→ **Goal**
Copy from the first line below down to and including the line with "ax2 = ax.twinx()". Skip the pictures.

→ **Data block**
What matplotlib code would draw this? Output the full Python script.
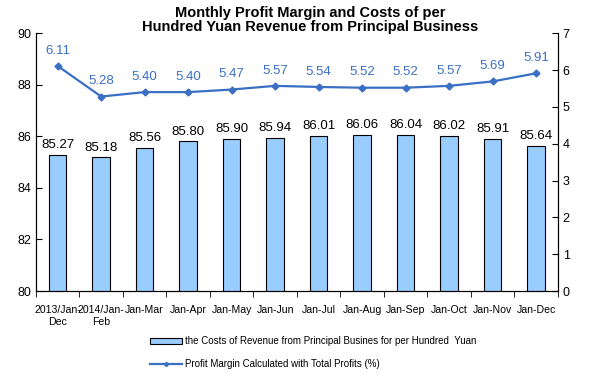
import matplotlib
matplotlib.use("Agg")
import matplotlib.pyplot as plt
from matplotlib.ticker import MultipleLocator, FixedLocator

plt.rcParams['font.family'] = ['Liberation Sans', 'DejaVu Sans']

periods = ['2013/Jan-\nDec', '2014/Jan-\nFeb', 'Jan-Mar', 'Jan-Apr', 'Jan-May', 'Jan-Jun',
           'Jan-Jul', 'Jan-Aug', 'Jan-Sep', 'Jan-Oct', 'Jan-Nov', 'Jan-Dec']
costs = [85.27, 85.18, 85.56, 85.80, 85.90, 85.94, 86.01, 86.06, 86.04, 86.02, 85.91, 85.64]
margin = [6.11, 5.28, 5.40, 5.40, 5.47, 5.57, 5.54, 5.52, 5.52, 5.57, 5.69, 5.91]

bar_color = '#99CCFF'
line_color = '#3A6FC4'

fig = plt.figure(figsize=(5.89, 3.77), dpi=100)
ax = fig.add_axes([0.061, 0.228, 0.886, 0.684])
ax2 = ax.twinx()

x = range(len(periods))
bars = ax.bar(x, costs, width=0.4, color=bar_color, edgecolor='black', linewidth=0.8,
              label='the Costs of Revenue from Principal Busines for per Hundred  Yuan')
for i, v in enumerate(costs):
    ax.text(i, v + 0.15, f'{v:.2f}', ha='center', va='bottom', fontsize=9.5, color='black')

ax.set_ylim(80, 90)
ax.set_xlim(-0.5, len(periods) - 0.5)
ax.yaxis.set_major_locator(MultipleLocator(2))
ax.set_xticks(list(x))
ax.set_xticklabels(periods, fontsize=7.6)
ax.tick_params(axis='x', length=0, pad=10)
ax.xaxis.set_minor_locator(FixedLocator([i - 0.5 for i in range(len(periods) + 1)]))
ax.tick_params(axis='x', which='minor', length=4, direction='out')
ax.tick_params(axis='y', labelsize=9, length=4, direction='in')

line, = ax2.plot(x, margin, color=line_color, marker='D', markersize=3.5, linewidth=1.6,
                 label='Profit Margin Calculated with Total Profits (%)')
for i, v in enumerate(margin):
    ax2.text(i, v + 0.25, f'{v:.2f}', ha='center', va='bottom', fontsize=9.5, color=line_color)
ax2.set_ylim(0, 7)
ax2.yaxis.set_major_locator(MultipleLocator(1))
ax2.tick_params(axis='y', labelsize=9, length=4, direction='in')

for a in (ax, ax2):
    a.spines['top'].set_visible(False)
    for s in ('left', 'right', 'bottom'):
        a.spines[s].set_linewidth(0.8)

fig.text(0.527, 0.985, 'Monthly Profit Margin and Costs of per\nHundred Yuan Revenue from Principal Business',
         ha='center', va='top', fontsize=10.5, fontweight='bold', linespacing=1.05)

fig.legend(handles=[bars, line], loc='upper left', bbox_to_anchor=(0.248, 0.118),
           ncol=1, frameon=False, fontsize=7, handlelength=3.3, labelspacing=1.3,
           borderaxespad=0, handletextpad=0.3, markerscale=0.6)

fig.savefig('out.png', dpi=100)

→ **Final result**
What matplotlib code would draw this? Output the full Python script.
import matplotlib
matplotlib.use("Agg")
import matplotlib.pyplot as plt
from matplotlib.ticker import MultipleLocator, FixedLocator

plt.rcParams['font.family'] = ['Liberation Sans', 'DejaVu Sans']

periods = ['2013/Jan-\nDec', '2014/Jan-\nFeb', 'Jan-Mar', 'Jan-Apr', 'Jan-May', 'Jan-Jun',
           'Jan-Jul', 'Jan-Aug', 'Jan-Sep', 'Jan-Oct', 'Jan-Nov', 'Jan-Dec']
costs = [85.27, 85.18, 85.56, 85.80, 85.90, 85.94, 86.01, 86.06, 86.04, 86.02, 85.91, 85.64]
margin = [6.11, 5.28, 5.40, 5.40, 5.47, 5.57, 5.54, 5.52, 5.52, 5.57, 5.69, 5.91]

bar_color = '#99CCFF'
line_color = '#3A6FC4'

fig = plt.figure(figsize=(5.89, 3.77), dpi=100)
ax = fig.add_axes([0.061, 0.228, 0.886, 0.684])
ax2 = ax.twinx()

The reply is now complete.